-- Start Information supplied --

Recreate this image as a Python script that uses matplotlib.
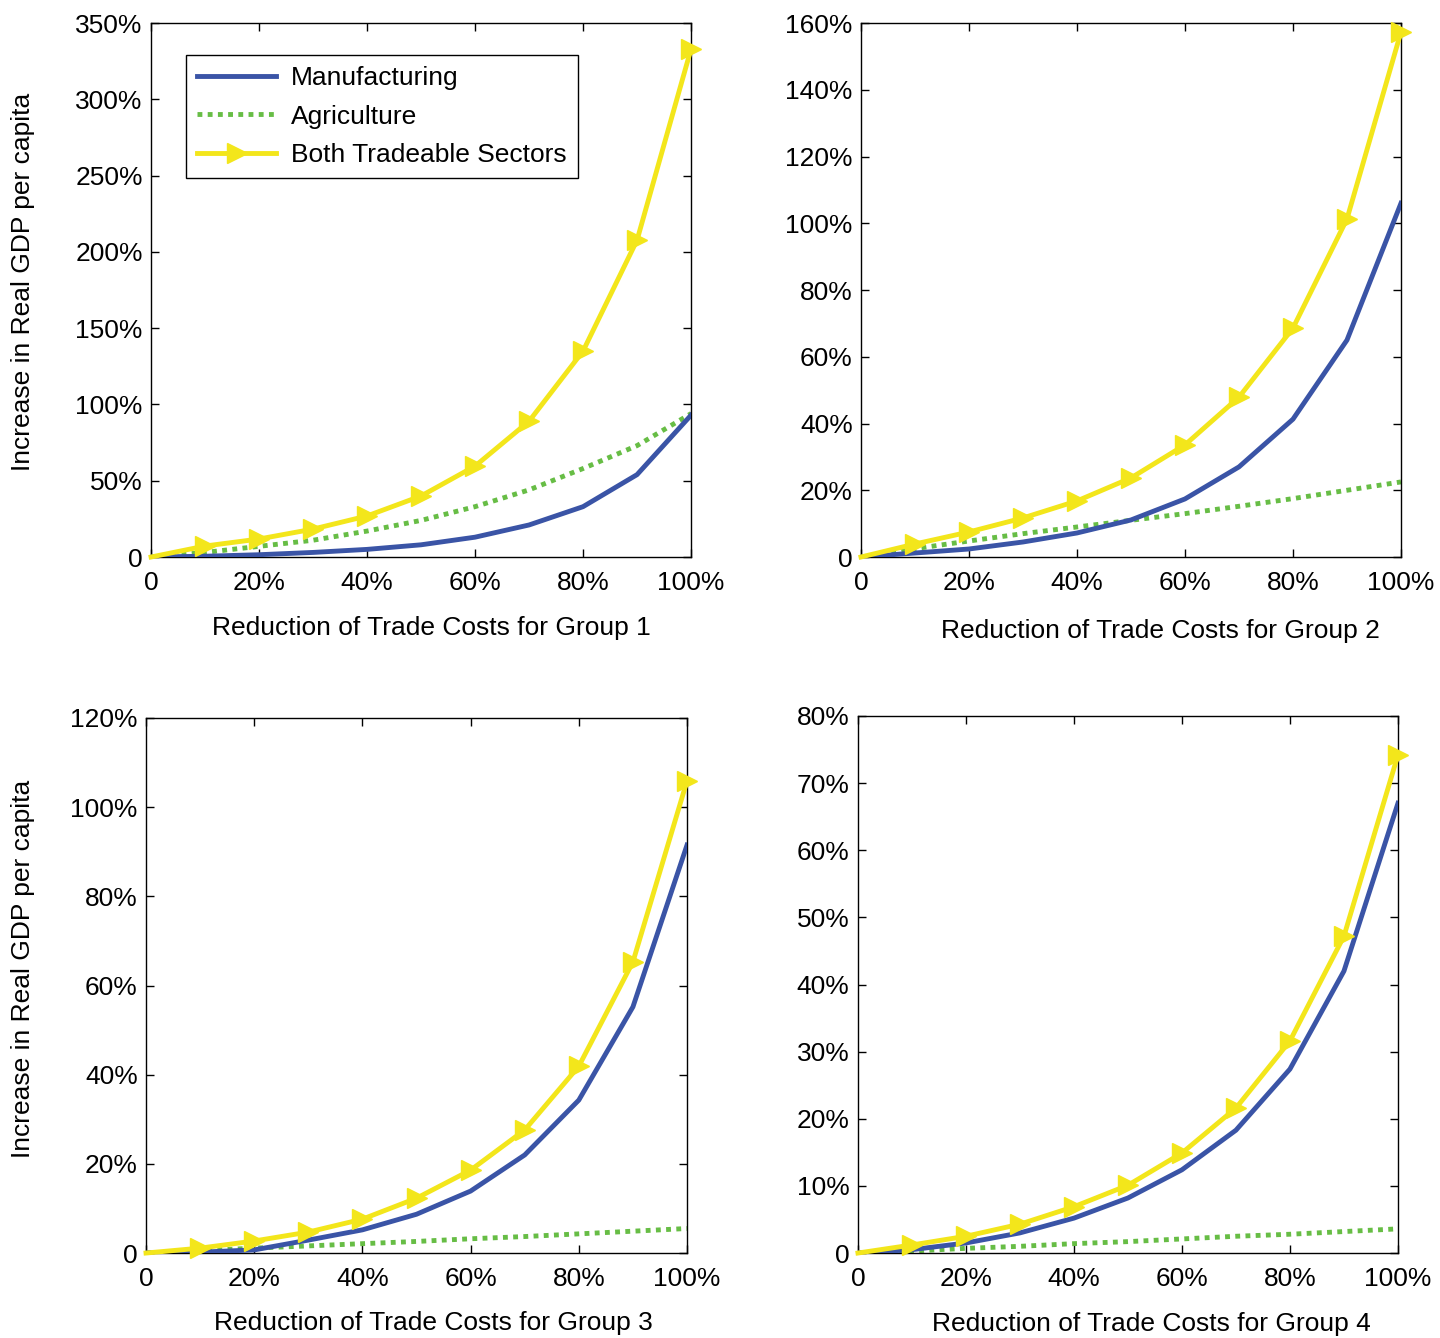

-- End Information supplied --
-- Start Information supplied --

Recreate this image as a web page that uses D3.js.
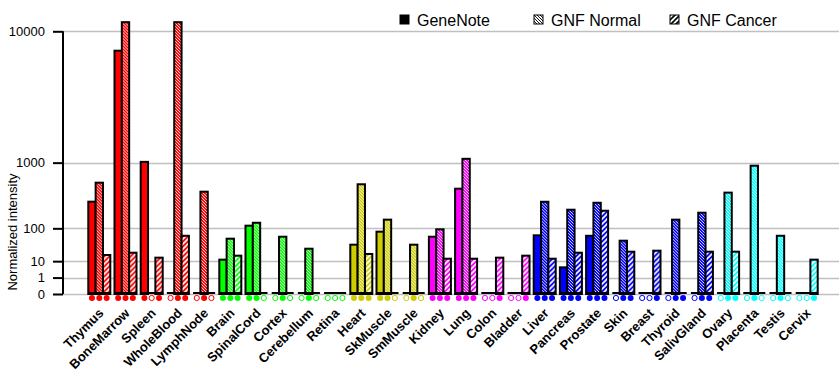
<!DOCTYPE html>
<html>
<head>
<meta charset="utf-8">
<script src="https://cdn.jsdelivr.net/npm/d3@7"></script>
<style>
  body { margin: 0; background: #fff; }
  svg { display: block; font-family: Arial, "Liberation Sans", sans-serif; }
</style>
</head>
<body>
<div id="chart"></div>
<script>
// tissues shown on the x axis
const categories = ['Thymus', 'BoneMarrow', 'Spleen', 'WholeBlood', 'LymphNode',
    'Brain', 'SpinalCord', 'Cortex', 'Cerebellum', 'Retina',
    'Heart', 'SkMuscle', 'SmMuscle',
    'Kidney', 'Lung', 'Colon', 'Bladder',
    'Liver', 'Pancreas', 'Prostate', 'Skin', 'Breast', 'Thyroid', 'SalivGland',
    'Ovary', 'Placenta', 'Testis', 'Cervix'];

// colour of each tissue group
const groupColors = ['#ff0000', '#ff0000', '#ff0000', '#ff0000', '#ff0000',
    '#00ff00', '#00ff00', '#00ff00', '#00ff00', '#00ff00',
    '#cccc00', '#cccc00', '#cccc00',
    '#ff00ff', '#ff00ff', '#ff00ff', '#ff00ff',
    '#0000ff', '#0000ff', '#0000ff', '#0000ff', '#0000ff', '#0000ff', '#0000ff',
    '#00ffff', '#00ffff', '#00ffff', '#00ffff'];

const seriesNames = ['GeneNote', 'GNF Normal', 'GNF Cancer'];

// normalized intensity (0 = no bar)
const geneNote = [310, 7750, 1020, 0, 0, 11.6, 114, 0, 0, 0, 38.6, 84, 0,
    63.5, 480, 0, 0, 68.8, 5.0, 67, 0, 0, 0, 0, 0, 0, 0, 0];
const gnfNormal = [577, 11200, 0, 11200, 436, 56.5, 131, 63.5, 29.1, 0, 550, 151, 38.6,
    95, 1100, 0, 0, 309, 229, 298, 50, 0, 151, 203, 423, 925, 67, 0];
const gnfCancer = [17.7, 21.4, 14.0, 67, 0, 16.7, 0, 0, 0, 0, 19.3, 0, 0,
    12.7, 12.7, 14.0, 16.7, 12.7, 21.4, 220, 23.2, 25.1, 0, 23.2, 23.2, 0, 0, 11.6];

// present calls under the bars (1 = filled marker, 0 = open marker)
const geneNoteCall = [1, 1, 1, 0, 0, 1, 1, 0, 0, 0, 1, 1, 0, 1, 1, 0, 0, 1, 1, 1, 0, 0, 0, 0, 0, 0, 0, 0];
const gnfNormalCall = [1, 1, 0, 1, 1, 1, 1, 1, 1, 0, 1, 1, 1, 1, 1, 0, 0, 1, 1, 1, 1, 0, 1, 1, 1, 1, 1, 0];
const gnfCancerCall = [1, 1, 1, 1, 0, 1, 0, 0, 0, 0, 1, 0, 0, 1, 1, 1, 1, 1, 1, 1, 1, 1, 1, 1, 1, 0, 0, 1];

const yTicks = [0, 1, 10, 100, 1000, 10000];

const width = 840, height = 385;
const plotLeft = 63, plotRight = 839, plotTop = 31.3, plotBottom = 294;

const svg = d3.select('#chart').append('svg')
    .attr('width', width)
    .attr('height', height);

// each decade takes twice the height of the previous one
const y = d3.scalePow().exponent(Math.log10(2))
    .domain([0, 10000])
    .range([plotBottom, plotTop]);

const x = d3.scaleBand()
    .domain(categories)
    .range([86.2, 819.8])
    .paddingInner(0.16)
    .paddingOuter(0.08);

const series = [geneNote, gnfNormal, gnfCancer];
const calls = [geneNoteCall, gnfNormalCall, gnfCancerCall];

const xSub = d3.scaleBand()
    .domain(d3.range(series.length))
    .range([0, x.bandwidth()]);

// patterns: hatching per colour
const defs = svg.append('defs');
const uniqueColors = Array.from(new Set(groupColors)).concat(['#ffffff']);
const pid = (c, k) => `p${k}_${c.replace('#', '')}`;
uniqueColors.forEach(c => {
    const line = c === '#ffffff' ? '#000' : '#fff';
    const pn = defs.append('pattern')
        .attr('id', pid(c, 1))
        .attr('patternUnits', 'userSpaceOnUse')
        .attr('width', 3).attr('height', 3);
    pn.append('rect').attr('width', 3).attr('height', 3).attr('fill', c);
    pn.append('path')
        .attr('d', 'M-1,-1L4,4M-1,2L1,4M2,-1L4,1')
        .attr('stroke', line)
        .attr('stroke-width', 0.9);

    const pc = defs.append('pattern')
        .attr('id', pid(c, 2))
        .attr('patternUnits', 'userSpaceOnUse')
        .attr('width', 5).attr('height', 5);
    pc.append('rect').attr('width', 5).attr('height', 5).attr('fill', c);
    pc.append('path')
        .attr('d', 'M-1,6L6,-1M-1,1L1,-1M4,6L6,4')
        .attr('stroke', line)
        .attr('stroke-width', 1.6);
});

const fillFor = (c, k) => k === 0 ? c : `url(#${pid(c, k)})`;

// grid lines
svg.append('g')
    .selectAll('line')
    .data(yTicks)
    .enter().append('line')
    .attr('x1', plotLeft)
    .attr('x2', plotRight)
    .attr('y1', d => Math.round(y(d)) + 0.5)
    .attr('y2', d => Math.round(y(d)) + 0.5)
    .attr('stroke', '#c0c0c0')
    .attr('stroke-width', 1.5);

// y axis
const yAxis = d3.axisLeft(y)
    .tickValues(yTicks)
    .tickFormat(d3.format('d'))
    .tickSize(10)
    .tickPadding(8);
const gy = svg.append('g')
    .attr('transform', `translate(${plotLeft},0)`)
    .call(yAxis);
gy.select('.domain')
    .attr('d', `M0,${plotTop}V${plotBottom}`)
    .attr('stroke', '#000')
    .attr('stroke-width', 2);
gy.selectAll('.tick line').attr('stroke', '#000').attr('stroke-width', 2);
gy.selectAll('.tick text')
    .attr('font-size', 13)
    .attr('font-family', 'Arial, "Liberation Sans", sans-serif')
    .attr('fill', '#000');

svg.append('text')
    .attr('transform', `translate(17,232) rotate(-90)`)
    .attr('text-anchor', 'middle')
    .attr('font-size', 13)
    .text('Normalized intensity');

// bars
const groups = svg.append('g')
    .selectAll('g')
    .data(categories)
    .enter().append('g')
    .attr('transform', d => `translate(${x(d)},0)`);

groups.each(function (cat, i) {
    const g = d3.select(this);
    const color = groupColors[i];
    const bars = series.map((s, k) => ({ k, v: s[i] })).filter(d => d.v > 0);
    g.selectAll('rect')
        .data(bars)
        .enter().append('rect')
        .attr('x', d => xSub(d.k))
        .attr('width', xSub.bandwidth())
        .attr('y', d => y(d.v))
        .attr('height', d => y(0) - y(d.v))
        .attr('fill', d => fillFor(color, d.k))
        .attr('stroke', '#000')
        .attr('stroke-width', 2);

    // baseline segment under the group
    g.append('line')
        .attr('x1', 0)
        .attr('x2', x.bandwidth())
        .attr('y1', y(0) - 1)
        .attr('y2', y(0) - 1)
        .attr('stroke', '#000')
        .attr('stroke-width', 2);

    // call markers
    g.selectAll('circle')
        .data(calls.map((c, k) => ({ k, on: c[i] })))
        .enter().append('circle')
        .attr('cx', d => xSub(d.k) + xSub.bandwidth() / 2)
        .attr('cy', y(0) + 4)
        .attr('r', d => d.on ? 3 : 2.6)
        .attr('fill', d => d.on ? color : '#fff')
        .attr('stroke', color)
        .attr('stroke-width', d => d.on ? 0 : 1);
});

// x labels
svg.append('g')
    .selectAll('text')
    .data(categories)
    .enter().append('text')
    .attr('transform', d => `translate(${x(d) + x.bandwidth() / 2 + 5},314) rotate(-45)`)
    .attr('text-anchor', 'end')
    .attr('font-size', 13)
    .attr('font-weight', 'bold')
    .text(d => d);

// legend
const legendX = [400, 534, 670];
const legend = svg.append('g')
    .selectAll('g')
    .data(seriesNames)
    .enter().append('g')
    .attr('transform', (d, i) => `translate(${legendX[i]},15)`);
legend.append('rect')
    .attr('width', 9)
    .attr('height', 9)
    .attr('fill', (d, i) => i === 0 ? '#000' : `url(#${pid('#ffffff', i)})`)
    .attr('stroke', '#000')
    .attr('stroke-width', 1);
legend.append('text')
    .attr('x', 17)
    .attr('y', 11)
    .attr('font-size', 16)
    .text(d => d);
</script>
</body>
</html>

-- End Information supplied --

Which lines above contain "script"? Show each of them.

Recreate this image as a Python script that uses matplotlib.
<script src="https://cdn.jsdelivr.net/npm/d3@7"></script>
<script>
</script>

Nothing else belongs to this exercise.